**EXERCISE INSTRUCTIONS:** In the records that follow, locate every line with "this" and extract it.

**RECORD EXTRACTS:**
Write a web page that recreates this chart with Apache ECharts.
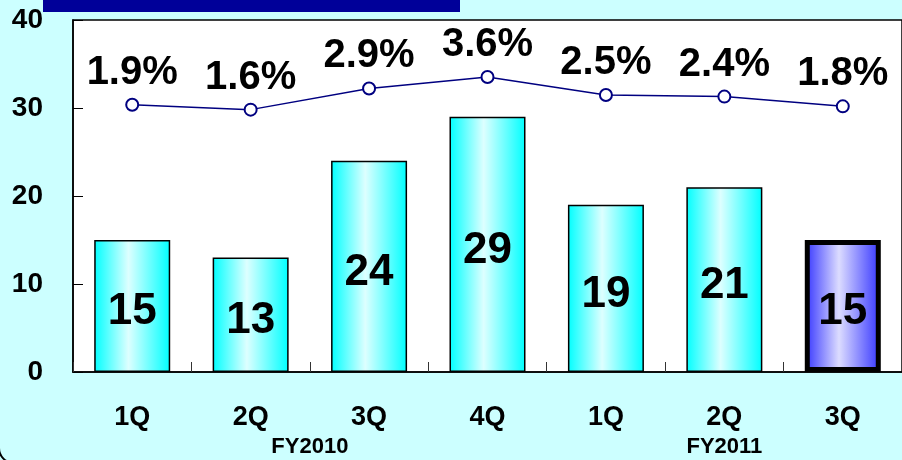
<!DOCTYPE html>
<html>
<head>
<meta charset="utf-8">
<script src="https://cdn.jsdelivr.net/npm/echarts@6/dist/echarts.min.js"></script>
<style>
  html, body { margin: 0; padding: 0; background: #CCFFFF; }
  #chart { width: 902px; height: 460px; }
</style>
</head>
<body>
<div id="chart"></div>
<script>
// Quarterly figures
const quarters = ['1Q', '2Q', '3Q', '4Q', '1Q', '2Q', '3Q'];
const amounts = [15, 13, 24, 29, 19, 21, 15];
const ratios = [1.9, 1.6, 2.9, 3.6, 2.5, 2.4, 1.8];
const fiscalYears = [
  { name: 'FY2010', first: 0, last: 3 },
  { name: 'FY2011', first: 4, last: 6 }
];
const yTicks = { min: 0, max: 40, interval: 10 };
const currentIndex = 6;

const font = '"Liberation Sans", Arial, sans-serif';

const cyanFill = {
  type: 'linear', x: 0, y: 0, x2: 1, y2: 0,
  colorStops: [
    { offset: 0, color: '#00FFFF' },
    { offset: 0.45, color: '#DDFFFF' },
    { offset: 1, color: '#00FFFF' }
  ]
};
const blueFill = {
  type: 'linear', x: 0, y: 0, x2: 1, y2: 0,
  colorStops: [
    { offset: 0, color: '#3333FF' },
    { offset: 0.45, color: '#DCDCFF' },
    { offset: 1, color: '#3333FF' }
  ]
};

const barData = amounts.map((v, i) => i === currentIndex
  ? { value: v, itemStyle: { color: blueFill, borderColor: '#000', borderWidth: 5 } }
  : { value: v });

const chart = echarts.init(document.getElementById('chart'), null, { renderer: 'canvas' });

const option = {
  backgroundColor: '#CCFFFF',
  animation: false,
  grid: {
    left: 73, top: 20, bottom: 88, right: -6,
    show: true, backgroundColor: '#FFFFFF', borderColor: '#000', borderWidth: 1.5
  },
  xAxis: {
    type: 'category',
    data: quarters,
    axisLine: { lineStyle: { color: '#000', width: 1.5 } },
    axisTick: { show: true, inside: true, length: 10, alignWithLabel: false, lineStyle: { color: '#333' } },
    axisLabel: { color: '#000', fontFamily: font, fontWeight: 'bold', fontSize: 27, margin: 32 }
  },
  yAxis: [{
    type: 'value',
    min: yTicks.min, max: yTicks.max, interval: yTicks.interval,
    axisLine: { show: true, lineStyle: { color: '#000', width: 1.5 } },
    axisTick: { show: true, inside: true, length: 10, lineStyle: { color: '#000' } },
    splitLine: { show: false },
    axisLabel: { color: '#000', fontFamily: font, fontWeight: 'bold', fontSize: 28, margin: 30,
      verticalAlign: 'middle' }
  }, {
    // hidden scale for the ratio line
    type: 'value', min: -14.5, max: 7.1, show: false,
    splitLine: { show: false }
  }],
  series: [{
    type: 'bar',
    data: barData,
    barWidth: 76,
    itemStyle: { color: cyanFill, borderColor: '#000', borderWidth: 1.5 },
    label: {
      show: true, position: 'inside', offset: [0, 6],
      color: '#000', fontFamily: font, fontWeight: 'bold', fontSize: 44,
      formatter: p => String(p.value)
    }
  }, {
    type: 'line',
    yAxisIndex: 1,
    data: ratios,
    symbol: 'circle', symbolSize: 12,
    lineStyle: { color: '#000080', width: 1.5 },
    itemStyle: { color: '#FFFFFF', borderColor: '#000080', borderWidth: 2 },
    label: {
      show: true, position: 'top', distance: 5,
      color: '#000', fontFamily: font, fontWeight: 'bold', fontSize: 40,
      formatter: p => p.value.toFixed(1) + '%'
    }
  }]
};
chart.setOption(option);

// Fiscal-year captions under the quarter labels, and the frame decorations
const groupText = fiscalYears.map(g => {
  const a = chart.convertToPixel({ xAxisIndex: 0 }, g.first);
  const b = chart.convertToPixel({ xAxisIndex: 0 }, g.last);
  return {
    type: 'text', x: (a + b) / 2, y: 447, z: 10,
    style: { text: g.name, fill: '#000', font: 'bold 22px ' + font, align: 'center', verticalAlign: 'middle' }
  };
});

chart.setOption({
  graphic: [
    { type: 'rect', shape: { x: 43, y: -30, width: 417, height: 42 }, style: { fill: '#000099' }, z: 10 },
    { type: 'rect', shape: { x: -1, y: -60, width: 1000, height: 523, r: 15 },
      style: { fill: 'none', stroke: '#000', lineWidth: 2 }, z: 10, silent: true },
    ...groupText
  ]
});
</script>
</body>
</html>
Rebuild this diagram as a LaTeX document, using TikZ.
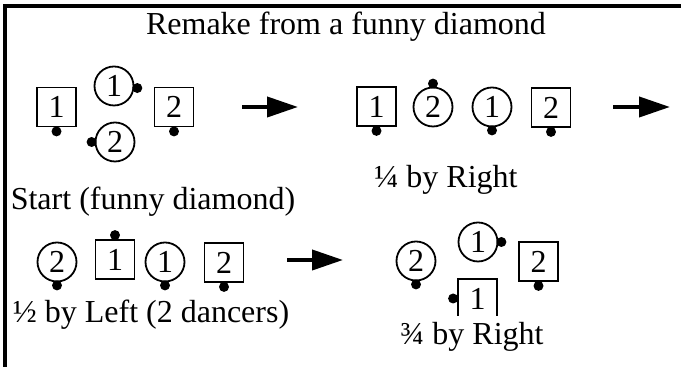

**CORRECT RESPONSE:**
Write a web page that recreates this chart with Apache ECharts.
Rebuild this diagram as a LaTeX document, using TikZ.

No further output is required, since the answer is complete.